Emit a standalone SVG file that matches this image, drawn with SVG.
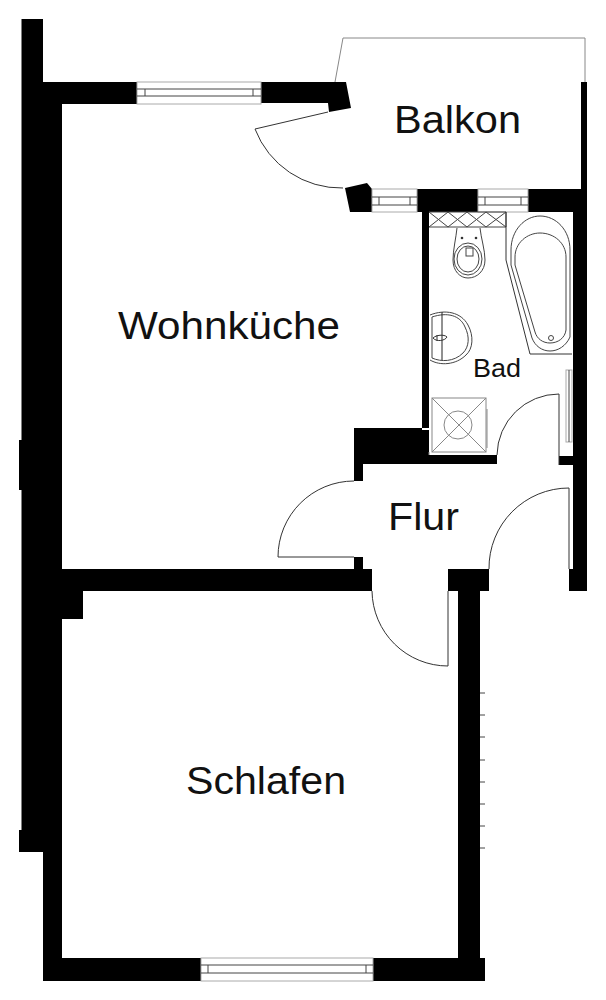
<svg xmlns="http://www.w3.org/2000/svg" width="606" height="1000" viewBox="0 0 606 1000">
<style>
.w{fill:#000}
.l{fill:none;stroke:#444;stroke-width:1}
.d{fill:none;stroke:#333;stroke-width:1}
.g{fill:none;stroke:#888;stroke-width:1}
.win{fill:#fff;stroke:#aaa;stroke-width:1}
.t{fill:#111;font-family:"Liberation Sans",Arial,sans-serif}
</style>
<rect width="606" height="1000" fill="#fff"/>
<g id="walls">
<path class="w" d="M21.500,19H43V82H137V104H62V569H354V557H363V569H372V591H83V619H62V958H201V981H43V852H19V830H21.500V490H19V440H21.500Z"/>
<path class="w" d="M261,82H346L351,108L329,112L328,103H261Z"/>
<path class="w" d="M345,188L367,183L372,189V212H350Z"/>
<path class="w" d="M417,189H478V212H429V428H422V212H417Z"/>
<path class="w" d="M528,189H581V82H587V591H569V569H573V212H528Z"/>
<path class="w" d="M354,428H422V430H429V455H497V464H363V481H354Z"/>
<rect class="w" x="559" y="456" width="14" height="9"/>
<path class="w" d="M448,569H489V591H480V958H485V981H373V958H458V591H448Z"/>
</g>
<g id="windows">
<g id="window-top"><rect class="win" x="137" y="82" width="124" height="22"/><path class="l" d="M137,89H261M137,96H261M145,89V96M253,89V96"/></g>
<g id="window-balcony-1"><rect class="win" x="372" y="189" width="45" height="23"/><path class="l" d="M372,197H417M372,205H417M379,197V205M410,197V205"/></g>
<g id="window-balcony-2"><rect class="win" x="478" y="189" width="50" height="23"/><path class="l" d="M478,197H528M478,205H528M485,197V205M521,197V205"/></g>
<g id="window-bottom"><rect class="win" x="201" y="958" width="172" height="23"/><path class="l" d="M201,965H373M201,973H373M208,965V973M366,965V973"/></g>
<g id="window-bath"><rect class="win" x="566" y="370" width="6" height="72"/><path class="l" d="M569,370V442"/></g>
</g>
<g id="balcony-rail"><path class="g" d="M335,82L343,38H585V82"/></g>
<g id="doors">
<path class="d" d="M328,112L255,129A92,92 0 0 0 343,188"/>
<path class="d" d="M354,481A76,76 0 0 0 278,557H354"/>
<path class="d" d="M569,569V488A80,80 0 0 0 489,569"/>
<path class="d" d="M372,591A76,76 0 0 0 448,666V591"/>
<path class="d" d="M559,465V394A62,62 0 0 0 497,455"/>
</g>
<g id="ticks"><path class="l" d="M480,693H485M480,715H485M480,737H485M480,760H485M480,782H485M480,804H485M480,826H485M480,848H485"/></g>
<g id="bath-fittings">
<g id="hatch"><path class="l" d="M429,227H506V212H429M429,212L448,227M448,212L429,227M448,212L467,227M467,212L448,227M467,212L486,227M486,212L467,227M486,212L506,227M506,212L486,227"/></g>
<g id="toilet"><path class="l" d="M457,228C456,238 453,250 453,260C453,271 460,278 468,278C477,278 485,271 485,260C485,250 481,238 480,228"/><ellipse class="l" cx="468" cy="259" rx="14" ry="16"/><ellipse class="l" cx="468" cy="259" rx="11" ry="13"/><rect class="l" x="466" y="248" width="7" height="8"/><circle cx="462" cy="238" r="1.300" fill="#333"/><circle cx="476" cy="238" r="1.300" fill="#333"/></g>
<g id="bathtub"><path class="d" d="M506,212V260L530,354H572"/><path class="l" d="M511,250C511,230 525,216 540,216C556,216 570,230 570,250V337C566,346 558,351 550,351C542,351 535,346 532,338L511,265Z"/><path class="l" d="M515,257C515,243 527,233 540,233C554,233 566,243 566,257V330C565,338 558,343 550,343C543,343 537,339 535,332L515,265Z"/><circle class="l" cx="551" cy="338" r="2.500"/></g>
<g id="sink"><path class="l" d="M430,315C445,309 461,312 468,325C474,336 473,349 466,355C456,365 440,366 430,360"/><path class="l" d="M432,317C447,312 460,315 465,327C470,337 469,347 463,353C454,362 441,362 432,358V317Z"/><path d="M442,312V360" fill="none" stroke="#222" stroke-width="1"/><path class="d" d="M433,338C436,335 444,334 447,337C445,341 436,342 433,338ZM437,335V341"/></g>
<g id="shower"><rect class="g" x="432" y="398" width="54" height="54"/><path class="g" d="M432,398L486,452M486,398L432,452M487,409V448M429,455V452"/><circle class="g" cx="458" cy="425" r="14"/></g>
</g>
<g id="labels">
<text class="t" x="394" y="133" font-size="38" textLength="127" lengthAdjust="spacingAndGlyphs">Balkon</text>
<text class="t" x="118" y="339" font-size="38" textLength="222" lengthAdjust="spacingAndGlyphs">Wohnküche</text>
<text class="t" x="473" y="377" font-size="25" textLength="48" lengthAdjust="spacingAndGlyphs">Bad</text>
<text class="t" x="388" y="530" font-size="38" textLength="71" lengthAdjust="spacingAndGlyphs">Flur</text>
<text class="t" x="186" y="794" font-size="38" textLength="160" lengthAdjust="spacingAndGlyphs">Schlafen</text>
</g>
</svg>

- - - -

Objective
Copy the material shown above in full and exactly. Skip the pictures.

Exercise result
Emit a standalone SVG file that matches this image, drawn with SVG.
<svg xmlns="http://www.w3.org/2000/svg" width="606" height="1000" viewBox="0 0 606 1000">
<style>
.w{fill:#000}
.l{fill:none;stroke:#444;stroke-width:1}
.d{fill:none;stroke:#333;stroke-width:1}
.g{fill:none;stroke:#888;stroke-width:1}
.win{fill:#fff;stroke:#aaa;stroke-width:1}
.t{fill:#111;font-family:"Liberation Sans",Arial,sans-serif}
</style>
<rect width="606" height="1000" fill="#fff"/>
<g id="walls">
<path class="w" d="M21.500,19H43V82H137V104H62V569H354V557H363V569H372V591H83V619H62V958H201V981H43V852H19V830H21.500V490H19V440H21.500Z"/>
<path class="w" d="M261,82H346L351,108L329,112L328,103H261Z"/>
<path class="w" d="M345,188L367,183L372,189V212H350Z"/>
<path class="w" d="M417,189H478V212H429V428H422V212H417Z"/>
<path class="w" d="M528,189H581V82H587V591H569V569H573V212H528Z"/>
<path class="w" d="M354,428H422V430H429V455H497V464H363V481H354Z"/>
<rect class="w" x="559" y="456" width="14" height="9"/>
<path class="w" d="M448,569H489V591H480V958H485V981H373V958H458V591H448Z"/>
</g>
<g id="windows">
<g id="window-top"><rect class="win" x="137" y="82" width="124" height="22"/><path class="l" d="M137,89H261M137,96H261M145,89V96M253,89V96"/></g>
<g id="window-balcony-1"><rect class="win" x="372" y="189" width="45" height="23"/><path class="l" d="M372,197H417M372,205H417M379,197V205M410,197V205"/></g>
<g id="window-balcony-2"><rect class="win" x="478" y="189" width="50" height="23"/><path class="l" d="M478,197H528M478,205H528M485,197V205M521,197V205"/></g>
<g id="window-bottom"><rect class="win" x="201" y="958" width="172" height="23"/><path class="l" d="M201,965H373M201,973H373M208,965V973M366,965V973"/></g>
<g id="window-bath"><rect class="win" x="566" y="370" width="6" height="72"/><path class="l" d="M569,370V442"/></g>
</g>
<g id="balcony-rail"><path class="g" d="M335,82L343,38H585V82"/></g>
<g id="doors">
<path class="d" d="M328,112L255,129A92,92 0 0 0 343,188"/>
<path class="d" d="M354,481A76,76 0 0 0 278,557H354"/>
<path class="d" d="M569,569V488A80,80 0 0 0 489,569"/>
<path class="d" d="M372,591A76,76 0 0 0 448,666V591"/>
<path class="d" d="M559,465V394A62,62 0 0 0 497,455"/>
</g>
<g id="ticks"><path class="l" d="M480,693H485M480,715H485M480,737H485M480,760H485M480,782H485M480,804H485M480,826H485M480,848H485"/></g>
<g id="bath-fittings">
<g id="hatch"><path class="l" d="M429,227H506V212H429M429,212L448,227M448,212L429,227M448,212L467,227M467,212L448,227M467,212L486,227M486,212L467,227M486,212L506,227M506,212L486,227"/></g>
<g id="toilet"><path class="l" d="M457,228C456,238 453,250 453,260C453,271 460,278 468,278C477,278 485,271 485,260C485,250 481,238 480,228"/><ellipse class="l" cx="468" cy="259" rx="14" ry="16"/><ellipse class="l" cx="468" cy="259" rx="11" ry="13"/><rect class="l" x="466" y="248" width="7" height="8"/><circle cx="462" cy="238" r="1.300" fill="#333"/><circle cx="476" cy="238" r="1.300" fill="#333"/></g>
<g id="bathtub"><path class="d" d="M506,212V260L530,354H572"/><path class="l" d="M511,250C511,230 525,216 540,216C556,216 570,230 570,250V337C566,346 558,351 550,351C542,351 535,346 532,338L511,265Z"/><path class="l" d="M515,257C515,243 527,233 540,233C554,233 566,243 566,257V330C565,338 558,343 550,343C543,343 537,339 535,332L515,265Z"/><circle class="l" cx="551" cy="338" r="2.500"/></g>
<g id="sink"><path class="l" d="M430,315C445,309 461,312 468,325C474,336 473,349 466,355C456,365 440,366 430,360"/><path class="l" d="M432,317C447,312 460,315 465,327C470,337 469,347 463,353C454,362 441,362 432,358V317Z"/><path d="M442,312V360" fill="none" stroke="#222" stroke-width="1"/><path class="d" d="M433,338C436,335 444,334 447,337C445,341 436,342 433,338ZM437,335V341"/></g>
<g id="shower"><rect class="g" x="432" y="398" width="54" height="54"/><path class="g" d="M432,398L486,452M486,398L432,452M487,409V448M429,455V452"/><circle class="g" cx="458" cy="425" r="14"/></g>
</g>
<g id="labels">
<text class="t" x="394" y="133" font-size="38" textLength="127" lengthAdjust="spacingAndGlyphs">Balkon</text>
<text class="t" x="118" y="339" font-size="38" textLength="222" lengthAdjust="spacingAndGlyphs">Wohnküche</text>
<text class="t" x="473" y="377" font-size="25" textLength="48" lengthAdjust="spacingAndGlyphs">Bad</text>
<text class="t" x="388" y="530" font-size="38" textLength="71" lengthAdjust="spacingAndGlyphs">Flur</text>
<text class="t" x="186" y="794" font-size="38" textLength="160" lengthAdjust="spacingAndGlyphs">Schlafen</text>
</g>
</svg>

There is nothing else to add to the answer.